**Problem to work on**.
Reproduce every line of the material below, but drop the pictures.

* * * * * * *

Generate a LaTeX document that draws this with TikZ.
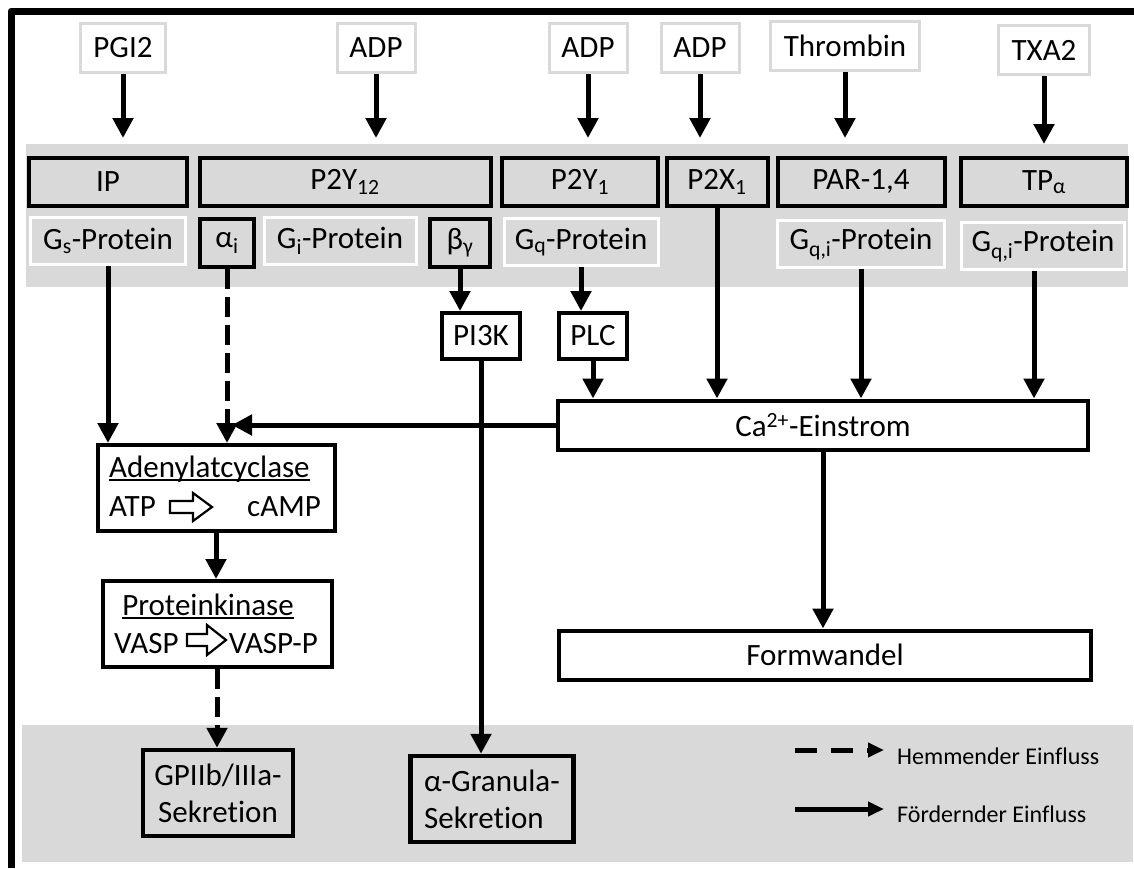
\documentclass[tikz,border=0pt]{standalone}
\usepackage{fontspec}
\setmainfont{Carlito}[Ligatures=NoCommon]
\usetikzlibrary{arrows.meta}
\definecolor{bandgray}{HTML}{D9D9D9}
\tikzset{
  txt/.style={font=\fontsize{31}{37}\selectfont, inner sep=0pt},
  inbox/.style={txt, draw=bandgray, line width=3pt, fill=white, minimum height=49pt},
  recbox/.style={txt, draw=black, line width=4pt, fill=bandgray, minimum height=48pt},
  gbox/.style={txt, draw=white, line width=3pt, fill=bandgray, minimum height=47pt},
  wbox/.style={txt, draw=black, line width=4pt, fill=white},
  secbox/.style={txt, draw=black, line width=4.5pt, fill=bandgray, minimum height=86pt},
  legtxt/.style={font=\fontsize{24}{29}\selectfont, inner sep=0pt},
  arr/.style={-{Triangle[length=20pt, width=20pt]}, line width=5pt},
  dasharr/.style={arr, dash pattern=on 20pt off 8pt},
  legarr/.style={-{Triangle[length=16pt, width=14pt]}, line width=5pt},
  legdash/.style={legarr, dash pattern=on 22pt off 14pt},
}
\begin{document}
\begin{tikzpicture}[x=1pt, y=-1pt]
      \useasboundingbox (0,0) rectangle (1134,868);
      \fill[bandgray] (26,144) rectangle (1128,287);
      \fill[bandgray] (22,725) rectangle (1133,862);
      \draw[line width=7pt, line join=round] (11,868) -- (11,11) -- (1134,11);
      \path
        (123,48) node[inbox, minimum width=85pt] (pgi){PGI2}
        (376,48) node[inbox, minimum width=78pt] (adpa){ADP}
        (588,48) node[inbox, minimum width=78pt] (adpb){ADP}
        (700,48) node[inbox, minimum width=78pt] (adpc){ADP}
        (845,46) node[inbox, minimum width=149pt] (thr){Thrombin}
        (1044,50) node[inbox, minimum width=91pt] (txa){TXA2}
        (108,182) node[recbox, minimum width=158pt] (ip){IP}
        (345,182) node[recbox, minimum width=291pt] (ptwelve){P2Y\textsubscript{12}}
        (580,182) node[recbox, minimum width=156pt] (pone){P2Y\textsubscript{1}}
        (717,182) node[recbox, minimum width=101pt] (pxone){P2X\textsubscript{1}}
        (861,182) node[recbox, minimum width=167pt] (par){PAR-1,4}
        (1044,182) node[recbox, minimum width=166pt] (tp){TP\textsubscript{α}}
        (108,241) node[gbox, minimum width=155pt] (gs){G\textsubscript{s}-Protein}
        (227,243) node[recbox, minimum width=54pt] (ai){α\textsubscript{i}}
        (340,241) node[gbox, minimum width=152pt] (gi){G\textsubscript{i}-Protein}
        (460,243) node[recbox, minimum width=60pt] (bg){β\textsubscript{γ}}
        (581,242) node[gbox, minimum width=154pt] (gq){G\textsubscript{q}-Protein}
        (861,244) node[gbox, minimum width=167pt] (gqa){G\textsubscript{q,i}-Protein}
        (1043,246) node[gbox, minimum width=163pt] (gqb){G\textsubscript{q,i}-Protein}
        (481,336) node[wbox, minimum width=78pt, minimum height=46pt] (pik){PI3K}
        (593,336) node[wbox, minimum width=68pt, minimum height=46pt] (plc){PLC}
        (823,425) node[wbox, minimum width=530pt, minimum height=49pt] (ca){Ca\textsuperscript{2+}-Einstrom}
        (216,488) node[wbox, minimum width=237pt, minimum height=86pt] (ac){}
        (217,624) node[wbox, minimum width=229pt, minimum height=86pt] (pk){}
        (825,655) node[wbox, minimum width=532pt, minimum height=49pt] (form){Formwandel}
        (218,793) node[secbox, minimum width=150pt, align=center] (gp){GPIIb/IIIa-\\Sekretion}
        (492,799) node[secbox, minimum width=163pt, align=left] (gran){α-Granula-\\Sekretion}
        (109,477) node[txt, anchor=base west] (actitle){Adenylatcyclase}
        (109,516) node[txt, anchor=base west] (atp){ATP}
        (321,516) node[txt, anchor=base east] (camp){cAMP}
        (208,615) node[txt, anchor=base] (pktitle){Proteinkinase}
        (114,653) node[txt, anchor=base west] (vasp){VASP}
        (318,653) node[txt, anchor=base east] (vaspp){VASP-P};
      \draw[line width=1.8pt] ([yshift=-3pt]actitle.base west) -- ([yshift=-3pt]actitle.base east);
      \draw[line width=1.8pt] ([yshift=-3pt]pktitle.base west) -- ([yshift=-3pt]pktitle.base east);
      \draw[line width=2.2pt] (170,501) -- ++(23,0) -- ++(0,-8) -- ++(19,14) -- ++(-19,14) -- ++(0,-8) -- ++(-23,0) -- cycle;
      \draw[line width=2.2pt] (187,634) -- ++(20,0) -- ++(0,-9) -- ++(19,15) -- ++(-19,15) -- ++(0,-9) -- ++(-20,0) -- cycle;
      \begin{scope}[arr, shorten >=18pt]
        \draw (pgi) to (pgi |- ip.north);
        \draw (adpa) to (adpa |- ptwelve.north);
        \draw (adpb) to (adpb |- pone.north);
        \draw (adpc) to (adpc |- pxone.north);
        \draw (thr) to (thr |- par.north);
        \draw[shorten >=12pt] (txa) to (txa |- tp.north);
      \end{scope}
      \begin{scope}[arr]
        \draw (gs) to (gs |- ac.north);
        \draw (bg) to (bg |- pik.north);
        \draw (gq) to (gq |- plc.north);
        \draw (plc) to (plc |- ca.north);
        \draw (pxone) to (pxone |- ca.north);
        \draw (gqa) to (gqa |- ca.north);
        \draw ([xshift=-9pt]gqb.south) to ([xshift=-9pt]gqb.south |- ca.north);
        \draw (ca) to ([xshift=5pt]ai.center |- ca);
        \draw (pik) to (pik |- gran.north);
        \draw (ac) to (ac |- pk.north);
        \draw (ca) to (ca |- form.north);
      \end{scope}
      \begin{scope}[dasharr]
        \draw (ai) to (ai |- ac.north);
        \draw (pk) to (pk |- gp.north);
      \end{scope}
      \coordinate (hemfrom) at (795,750);
      \coordinate (foerfrom) at (795,809);
      \node[legtxt, anchor=west] (hem) at (897,756) {Hemmender Einfluss};
      \node[legtxt, anchor=west] (foer) at (897,814) {Fördernder Einfluss};
      \draw[legdash, shorten >=13pt] (hemfrom) to (hemfrom -| hem.west);
      \draw[legarr, shorten >=13pt] (foerfrom) to (foerfrom -| foer.west);
    \end{tikzpicture}
\end{document}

* * * * * * *

**Worked answer**.
Generate a LaTeX document that draws this with TikZ.
\documentclass[tikz,border=0pt]{standalone}
\usepackage{fontspec}
\setmainfont{Carlito}[Ligatures=NoCommon]
\usetikzlibrary{arrows.meta}
\definecolor{bandgray}{HTML}{D9D9D9}
\tikzset{
  txt/.style={font=\fontsize{31}{37}\selectfont, inner sep=0pt},
  inbox/.style={txt, draw=bandgray, line width=3pt, fill=white, minimum height=49pt},
  recbox/.style={txt, draw=black, line width=4pt, fill=bandgray, minimum height=48pt},
  gbox/.style={txt, draw=white, line width=3pt, fill=bandgray, minimum height=47pt},
  wbox/.style={txt, draw=black, line width=4pt, fill=white},
  secbox/.style={txt, draw=black, line width=4.5pt, fill=bandgray, minimum height=86pt},
  legtxt/.style={font=\fontsize{24}{29}\selectfont, inner sep=0pt},
  arr/.style={-{Triangle[length=20pt, width=20pt]}, line width=5pt},
  dasharr/.style={arr, dash pattern=on 20pt off 8pt},
  legarr/.style={-{Triangle[length=16pt, width=14pt]}, line width=5pt},
  legdash/.style={legarr, dash pattern=on 22pt off 14pt},
}
\begin{document}
\begin{tikzpicture}[x=1pt, y=-1pt]
      \useasboundingbox (0,0) rectangle (1134,868);
      \fill[bandgray] (26,144) rectangle (1128,287);
      \fill[bandgray] (22,725) rectangle (1133,862);
      \draw[line width=7pt, line join=round] (11,868) -- (11,11) -- (1134,11);
      \path
        (123,48) node[inbox, minimum width=85pt] (pgi){PGI2}
        (376,48) node[inbox, minimum width=78pt] (adpa){ADP}
        (588,48) node[inbox, minimum width=78pt] (adpb){ADP}
        (700,48) node[inbox, minimum width=78pt] (adpc){ADP}
        (845,46) node[inbox, minimum width=149pt] (thr){Thrombin}
        (1044,50) node[inbox, minimum width=91pt] (txa){TXA2}
        (108,182) node[recbox, minimum width=158pt] (ip){IP}
        (345,182) node[recbox, minimum width=291pt] (ptwelve){P2Y\textsubscript{12}}
        (580,182) node[recbox, minimum width=156pt] (pone){P2Y\textsubscript{1}}
        (717,182) node[recbox, minimum width=101pt] (pxone){P2X\textsubscript{1}}
        (861,182) node[recbox, minimum width=167pt] (par){PAR-1,4}
        (1044,182) node[recbox, minimum width=166pt] (tp){TP\textsubscript{α}}
        (108,241) node[gbox, minimum width=155pt] (gs){G\textsubscript{s}-Protein}
        (227,243) node[recbox, minimum width=54pt] (ai){α\textsubscript{i}}
        (340,241) node[gbox, minimum width=152pt] (gi){G\textsubscript{i}-Protein}
        (460,243) node[recbox, minimum width=60pt] (bg){β\textsubscript{γ}}
        (581,242) node[gbox, minimum width=154pt] (gq){G\textsubscript{q}-Protein}
        (861,244) node[gbox, minimum width=167pt] (gqa){G\textsubscript{q,i}-Protein}
        (1043,246) node[gbox, minimum width=163pt] (gqb){G\textsubscript{q,i}-Protein}
        (481,336) node[wbox, minimum width=78pt, minimum height=46pt] (pik){PI3K}
        (593,336) node[wbox, minimum width=68pt, minimum height=46pt] (plc){PLC}
        (823,425) node[wbox, minimum width=530pt, minimum height=49pt] (ca){Ca\textsuperscript{2+}-Einstrom}
        (216,488) node[wbox, minimum width=237pt, minimum height=86pt] (ac){}
        (217,624) node[wbox, minimum width=229pt, minimum height=86pt] (pk){}
        (825,655) node[wbox, minimum width=532pt, minimum height=49pt] (form){Formwandel}
        (218,793) node[secbox, minimum width=150pt, align=center] (gp){GPIIb/IIIa-\\Sekretion}
        (492,799) node[secbox, minimum width=163pt, align=left] (gran){α-Granula-\\Sekretion}
        (109,477) node[txt, anchor=base west] (actitle){Adenylatcyclase}
        (109,516) node[txt, anchor=base west] (atp){ATP}
        (321,516) node[txt, anchor=base east] (camp){cAMP}
        (208,615) node[txt, anchor=base] (pktitle){Proteinkinase}
        (114,653) node[txt, anchor=base west] (vasp){VASP}
        (318,653) node[txt, anchor=base east] (vaspp){VASP-P};
      \draw[line width=1.8pt] ([yshift=-3pt]actitle.base west) -- ([yshift=-3pt]actitle.base east);
      \draw[line width=1.8pt] ([yshift=-3pt]pktitle.base west) -- ([yshift=-3pt]pktitle.base east);
      \draw[line width=2.2pt] (170,501) -- ++(23,0) -- ++(0,-8) -- ++(19,14) -- ++(-19,14) -- ++(0,-8) -- ++(-23,0) -- cycle;
      \draw[line width=2.2pt] (187,634) -- ++(20,0) -- ++(0,-9) -- ++(19,15) -- ++(-19,15) -- ++(0,-9) -- ++(-20,0) -- cycle;
      \begin{scope}[arr, shorten >=18pt]
        \draw (pgi) to (pgi |- ip.north);
        \draw (adpa) to (adpa |- ptwelve.north);
        \draw (adpb) to (adpb |- pone.north);
        \draw (adpc) to (adpc |- pxone.north);
        \draw (thr) to (thr |- par.north);
        \draw[shorten >=12pt] (txa) to (txa |- tp.north);
      \end{scope}
      \begin{scope}[arr]
        \draw (gs) to (gs |- ac.north);
        \draw (bg) to (bg |- pik.north);
        \draw (gq) to (gq |- plc.north);
        \draw (plc) to (plc |- ca.north);
        \draw (pxone) to (pxone |- ca.north);
        \draw (gqa) to (gqa |- ca.north);
        \draw ([xshift=-9pt]gqb.south) to ([xshift=-9pt]gqb.south |- ca.north);
        \draw (ca) to ([xshift=5pt]ai.center |- ca);
        \draw (pik) to (pik |- gran.north);
        \draw (ac) to (ac |- pk.north);
        \draw (ca) to (ca |- form.north);
      \end{scope}
      \begin{scope}[dasharr]
        \draw (ai) to (ai |- ac.north);
        \draw (pk) to (pk |- gp.north);
      \end{scope}
      \coordinate (hemfrom) at (795,750);
      \coordinate (foerfrom) at (795,809);
      \node[legtxt, anchor=west] (hem) at (897,756) {Hemmender Einfluss};
      \node[legtxt, anchor=west] (foer) at (897,814) {Fördernder Einfluss};
      \draw[legdash, shorten >=13pt] (hemfrom) to (hemfrom -| hem.west);
      \draw[legarr, shorten >=13pt] (foerfrom) to (foerfrom -| foer.west);
    \end{tikzpicture}
\end{document}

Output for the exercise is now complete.